Tuesday, February 21, 2012

We are condemned to be free.

In mid of the adventure, Candide hires Martin, a downtrodden scholar, to accompany him on his journey from Buenos Aires to France. Martin embodies the polar opposite philosophical standpoint of Pangloss and Candide’s, as believes that the world is inherently evil and all semblance of good is fleeting. He presents himself against the public as a Manichaeist; a pessimist human being, who believes that God has abandoned the world and now evil existent force since it has merely shadowed society. 

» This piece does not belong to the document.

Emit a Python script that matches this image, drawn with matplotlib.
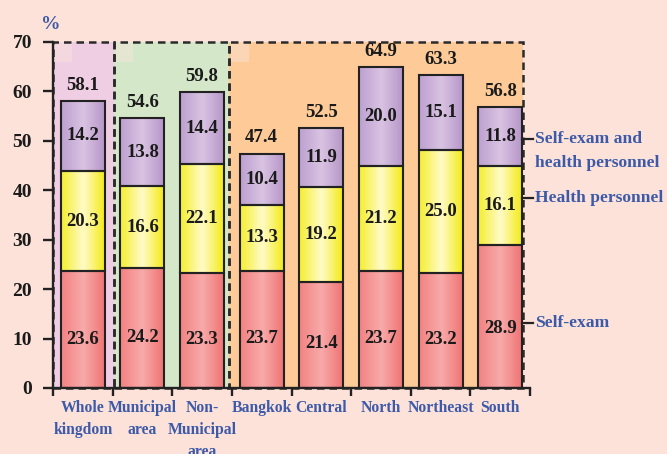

As the men draw closer to the shore of France, Martin pans France as a country where the "ruling passion is love, the next is slander, and the last is to talk nonsense." The scholar describes Paris as "confused multitude, where everyone seeks for pleasure without being able to find it." The men's discussion takes a philosophical turn when Candide asks for what exact reason the world was formed. "To make us mad" is the response. Was mankind always so brutal to one another, guilty of "lies, fraud, treachery, ingratitude, inconstancy, envy, ambition, and cruelty? If animals have not evolved in their nature, why should humans be expected to do so? The difference between animals and men is free will."

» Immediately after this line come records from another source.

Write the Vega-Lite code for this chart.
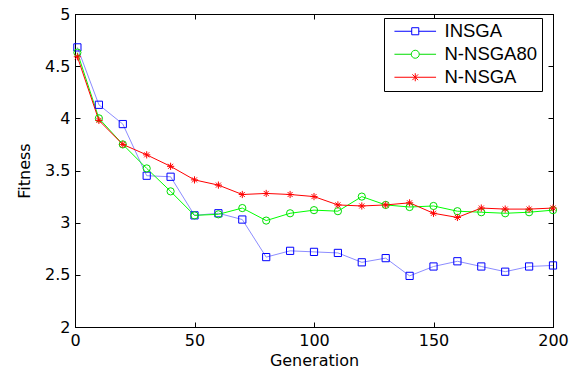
{
  "$schema": "https://vega.github.io/schema/vega-lite/v6.json",
  "autosize": {"type": "none"},
  "width": 478,
  "height": 313,
  "padding": {"left": 75, "top": 14, "right": 18, "bottom": 43},
  "background": "white",
  "config": {
    "font": "DejaVu Sans",
    "view": {"stroke": "black", "strokeWidth": 1},
    "axis": {"grid": false, "domainColor": "black", "tickColor": "black", "labelColor": "black", "titleColor": "black", "labelFont": "DejaVu Sans", "titleFont": "DejaVu Sans", "labelFontSize": 16, "titleFontSize": 16, "titleFontWeight": "normal", "tickSize": -5, "labelPadding": 10, "labelFlush": false, "labelOverlap": false}
  },
  "data": {"values": [
    {"g":1,"series":"INSGA","fitness":4.68},{"g":10,"series":"INSGA","fitness":4.13},{"g":20,"series":"INSGA","fitness":3.945},{"g":30,"series":"INSGA","fitness":3.45},{"g":40,"series":"INSGA","fitness":3.44},{"g":50,"series":"INSGA","fitness":3.07},{"g":60,"series":"INSGA","fitness":3.09},{"g":70,"series":"INSGA","fitness":3.03},{"g":80,"series":"INSGA","fitness":2.67},{"g":90,"series":"INSGA","fitness":2.73},{"g":100,"series":"INSGA","fitness":2.72},{"g":110,"series":"INSGA","fitness":2.71},{"g":120,"series":"INSGA","fitness":2.62},{"g":130,"series":"INSGA","fitness":2.66},{"g":140,"series":"INSGA","fitness":2.49},{"g":150,"series":"INSGA","fitness":2.58},{"g":160,"series":"INSGA","fitness":2.63},{"g":170,"series":"INSGA","fitness":2.58},{"g":180,"series":"INSGA","fitness":2.53},{"g":190,"series":"INSGA","fitness":2.58},{"g":200,"series":"INSGA","fitness":2.59},
    {"g":1,"series":"N-NSGA80","fitness":4.63},{"g":10,"series":"N-NSGA80","fitness":4.0},{"g":20,"series":"N-NSGA80","fitness":3.75},{"g":30,"series":"N-NSGA80","fitness":3.52},{"g":40,"series":"N-NSGA80","fitness":3.3},{"g":50,"series":"N-NSGA80","fitness":3.07},{"g":60,"series":"N-NSGA80","fitness":3.08},{"g":70,"series":"N-NSGA80","fitness":3.14},{"g":80,"series":"N-NSGA80","fitness":3.02},{"g":90,"series":"N-NSGA80","fitness":3.09},{"g":100,"series":"N-NSGA80","fitness":3.12},{"g":110,"series":"N-NSGA80","fitness":3.11},{"g":120,"series":"N-NSGA80","fitness":3.25},{"g":130,"series":"N-NSGA80","fitness":3.17},{"g":140,"series":"N-NSGA80","fitness":3.15},{"g":150,"series":"N-NSGA80","fitness":3.16},{"g":160,"series":"N-NSGA80","fitness":3.11},{"g":170,"series":"N-NSGA80","fitness":3.1},{"g":180,"series":"N-NSGA80","fitness":3.09},{"g":190,"series":"N-NSGA80","fitness":3.1},{"g":200,"series":"N-NSGA80","fitness":3.12},
    {"g":1,"series":"N-NSGA","fitness":4.59},{"g":10,"series":"N-NSGA","fitness":3.98},{"g":20,"series":"N-NSGA","fitness":3.75},{"g":30,"series":"N-NSGA","fitness":3.65},{"g":40,"series":"N-NSGA","fitness":3.54},{"g":50,"series":"N-NSGA","fitness":3.41},{"g":60,"series":"N-NSGA","fitness":3.36},{"g":70,"series":"N-NSGA","fitness":3.27},{"g":80,"series":"N-NSGA","fitness":3.28},{"g":90,"series":"N-NSGA","fitness":3.27},{"g":100,"series":"N-NSGA","fitness":3.25},{"g":110,"series":"N-NSGA","fitness":3.17},{"g":120,"series":"N-NSGA","fitness":3.16},{"g":130,"series":"N-NSGA","fitness":3.17},{"g":140,"series":"N-NSGA","fitness":3.19},{"g":150,"series":"N-NSGA","fitness":3.09},{"g":160,"series":"N-NSGA","fitness":3.05},{"g":170,"series":"N-NSGA","fitness":3.14},{"g":180,"series":"N-NSGA","fitness":3.13},{"g":190,"series":"N-NSGA","fitness":3.13},{"g":200,"series":"N-NSGA","fitness":3.14}
  ]},
  "layer": [
    {
      "mark": {"type": "line", "strokeWidth": 1},
      "encoding": {
        "x": {"field": "g", "type": "quantitative", "scale": {"domain": [0, 200], "nice": false, "zero": false, "padding": 0},
              "axis": {"values": [0, 50, 100, 150, 200], "title": "Generation", "titlePadding": 4}},
        "y": {"field": "fitness", "type": "quantitative", "scale": {"domain": [2, 5], "nice": false, "zero": false, "padding": 0},
              "axis": {"values": [2, 2.5, 3, 3.5, 4, 4.5, 5], "format": "~g", "title": "Fitness", "titlePadding": 12}},
        "stroke": {"field": "series", "type": "nominal", "legend": null,
                   "scale": {"domain": ["INSGA", "N-NSGA80", "N-NSGA"], "range": ["#8c8cff", "#00ff00", "#ff0000"]}}
      }
    },
    {
      "mark": {"type": "point", "filled": false, "strokeWidth": 1, "opacity": 1},
      "encoding": {
        "x": {"field": "g", "type": "quantitative", "scale": {"domain": [0, 200], "nice": false, "zero": false, "padding": 0},
              "axis": {"orient": "top", "values": [0, 50, 100, 150, 200], "labels": false, "title": null}},
        "y": {"field": "fitness", "type": "quantitative", "scale": {"domain": [2, 5], "nice": false, "zero": false, "padding": 0},
              "axis": {"orient": "right", "values": [2, 2.5, 3, 3.5, 4, 4.5, 5], "labels": false, "title": null}},
        "color": {"field": "series", "type": "nominal", "sort": ["INSGA", "N-NSGA80", "N-NSGA"],
                  "scale": {"range": ["#0000ff", "#00dd00", "#ff0000"]},
                  "legend": {"title": null, "orient": "none", "legendX": 309, "legendY": 4,
                             "padding": 4, "symbolOffset": 18, "labelOffset": 20, "rowPadding": 4,
                             "symbolSize": 256, "symbolStrokeWidth": 1, "symbolFillColor": "transparent",
                             "labelFont": "Liberation Sans", "labelFontSize": 18.5, "labelColor": "black",
                             "strokeColor": "black", "fillColor": "white",
                             "symbolType": {"expr": "datum.value === 'INSGA' ? 'M-2.6,0H-0.44M0.44,0H2.6M-0.44,-0.44H0.44V0.44H-0.44Z' : datum.value === 'N-NSGA80' ? 'M-2.6,0H-0.5M0.5,0H2.6M-0.5,0A0.5,0.5 0 1,0 0.5,0A0.5,0.5 0 1,0 -0.5,0' : 'M-2.6,0H2.6M0,-0.5V0.5M-0.36,-0.36L0.36,0.36M-0.36,0.36L0.36,-0.36'"}}},
        "shape": {"field": "series", "type": "nominal", "sort": ["INSGA", "N-NSGA80", "N-NSGA"], "legend": null,
                  "scale": {"range": ["square", "circle", "M-1,0L1,0M0,-1L0,1M-0.7,-0.7L0.7,0.7M-0.7,0.7L0.7,-0.7"]}},
        "size": {"value": 52}
      }
    }
  ],
  "resolve": {"axis": {"x": "independent", "y": "independent"}}
}
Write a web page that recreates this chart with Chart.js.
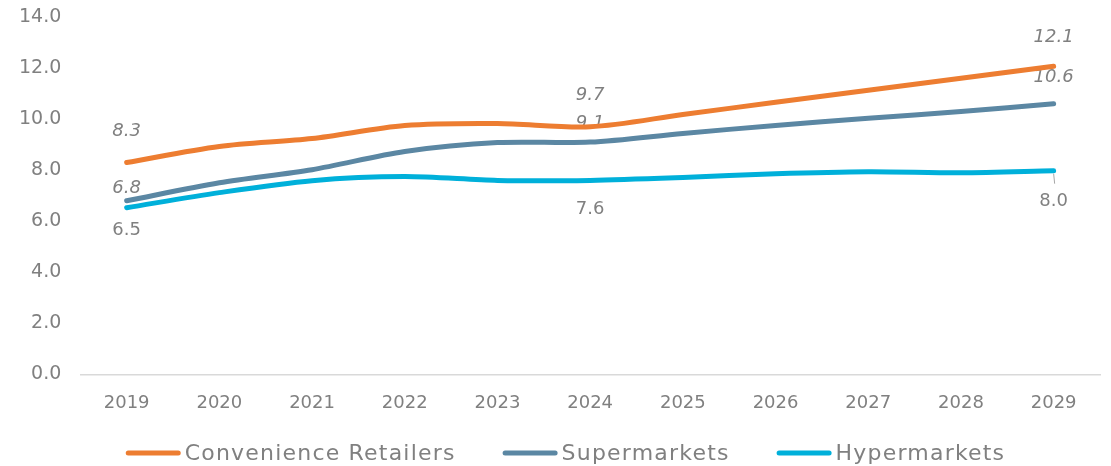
<!DOCTYPE html>
<html><head><meta charset="utf-8">
<script src="https://cdn.jsdelivr.net/npm/chart.js@4.4.1/dist/chart.umd.min.js"></script>
<style>html,body{margin:0;padding:0;background:#fff}#w{width:1111px;height:466px;position:relative}</style>
</head><body><div id="w"><canvas id="c"></canvas></div>
<script>
const years = ['2019','2020','2021','2022','2023','2024','2025','2026','2027','2028','2029'];
const convenience = [8.3, 8.93, 9.24, 9.75, 9.83, 9.7, 10.18, 10.66, 11.13, 11.6, 12.07];
const supermarkets = [6.8, 7.51, 8.02, 8.73, 9.08, 9.1, 9.44, 9.75, 10.03, 10.3, 10.6];
const hypermarkets = [6.53, 7.12, 7.59, 7.75, 7.6, 7.6, 7.71, 7.86, 7.94, 7.9, 7.98];
const labelIdx = [0, 5, 10];
const yTicks = [0, 2, 4, 6, 8, 10, 12, 14];

const FONT = "'DejaVu Sans', sans-serif";
const GREY = '#808080';

const labelCfg = [
  {italic:true, offs:[-31,-31,-29]},
  {italic:true, offs:[-12,-19,-26]},
  {italic:false, offs:[23,29,31], leader:[false,false,true]}
];

const labelPlugin = {
  id:'pointLabels',
  beforeDatasetsDraw(chart){
    const ctx = chart.ctx;
    chart.data.datasets.forEach((ds,di)=>{
      const meta = chart.getDatasetMeta(di);
      const cfg = labelCfg[di];
      labelIdx.forEach((idx,k)=>{
        const pt = meta.data[idx];
        const v = ds.data[idx];
        const y = pt.y + cfg.offs[k];
        ctx.save();
        if(cfg.leader && cfg.leader[k]){
          ctx.strokeStyle = '#a6a6a6'; ctx.lineWidth = 1;
          ctx.beginPath(); ctx.moveTo(pt.x, pt.y+3); ctx.lineTo(pt.x+1, pt.y+13); ctx.stroke();
        }
        ctx.font = (cfg.italic?'italic ':'') + '18px ' + FONT;
        ctx.fillStyle = GREY;
        ctx.textAlign = 'center'; ctx.textBaseline = 'middle';
        ctx.fillText(v.toFixed(1), pt.x, y);
        ctx.restore();
      });
    });
  }
};

const legendPlugin = {
  id:'customLegend',
  afterDraw(chart){
    const ctx = chart.ctx;
    const ds = chart.data.datasets;
    ctx.save();
    ctx.font = '22px ' + FONT;
    ctx.letterSpacing = '1.2px';
    const lineW = 55, gapT = 4, gapItem = 47;
    const widths = ds.map(d=>ctx.measureText(d.label).width);
    const total = widths.reduce((a,w)=>a+lineW+gapT+w,0) + gapItem*(ds.length-1);
    let x = (chart.width - total)/2 + 10;
    const y = 453;
    ds.forEach((d,i)=>{
      ctx.strokeStyle = d.borderColor; ctx.lineWidth = 5; ctx.lineCap='round';
      ctx.beginPath(); ctx.moveTo(x+2.5,y); ctx.lineTo(x+lineW-2.5,y); ctx.stroke();
      ctx.fillStyle = GREY; ctx.textAlign='left'; ctx.textBaseline='middle';
      ctx.fillText(d.label, x+lineW+gapT, y+1);
      x += lineW+gapT+widths[i]+gapItem;
    });
    ctx.restore();
  }
};

new Chart(document.getElementById('c'), {
  type:'line',
  data:{
    labels: years,
    datasets:[
      {label:'Convenience Retailers', data:convenience, borderColor:'#ED7D31', backgroundColor:'#ED7D31'},
      {label:'Supermarkets', data:supermarkets, borderColor:'#5B87A3', backgroundColor:'#5B87A3'},
      {label:'Hypermarkets', data:hypermarkets, borderColor:'#00B0DA', backgroundColor:'#00B0DA'}
    ].map(d=>Object.assign(d,{borderWidth:5, pointRadius:0, tension:0.3, borderCapStyle:'round', borderJoinStyle:'round', fill:false}))
  },
  options:{
    responsive:true, maintainAspectRatio:false, animation:false,
    layout:{padding:{top:0,right:11,left:0,bottom:34}},
    plugins:{
      legend:{display:false},
      tooltip:{enabled:false}
    },
    scales:{
      x:{offset:true, grid:{display:false, drawTicks:false}, border:{display:true,color:'#d9d9d9',width:1.5},
         ticks:{font:{family:FONT,size:18}, color:GREY, padding:18}},
      y:{min:0,max:14, afterBuildTicks(a){a.ticks = yTicks.map(v=>({value:v}));},
         afterFit(s){s.paddingTop = 17;},
         grid:{display:false, drawTicks:false}, border:{display:false},
         ticks:{font:{family:FONT,size:19}, color:GREY, padding:19, callback:v=>Number(v).toFixed(1)}}
    }
  },
  plugins:[labelPlugin, legendPlugin]
});
</script></body></html>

Is there a freedom of will within man from sin and its dominion, and to what extent does it go? This is what I ask myself. Primitive innocence, as the bible depicts it, is the way God brings man into the world. That of subsequent corruption, into which he fell through dethrones men of that primitive innocence. In the case of Adam and Eve, who tasted of the tree of knowledge, they became corrupt, which means that innocence for all humanity had perished, it had been taken. 
So no, I beg to differ with Martin. In my opinion man does not have free will, because yes, though he or she chooses to wander out into the open and feed themselves with knowledge or "outer evil," they have since the beginning been condemned to sin. Therefore I think that man and animal do share equal predestination. We are as we have wired ourselves to be. Therefore the value of choice does not exist.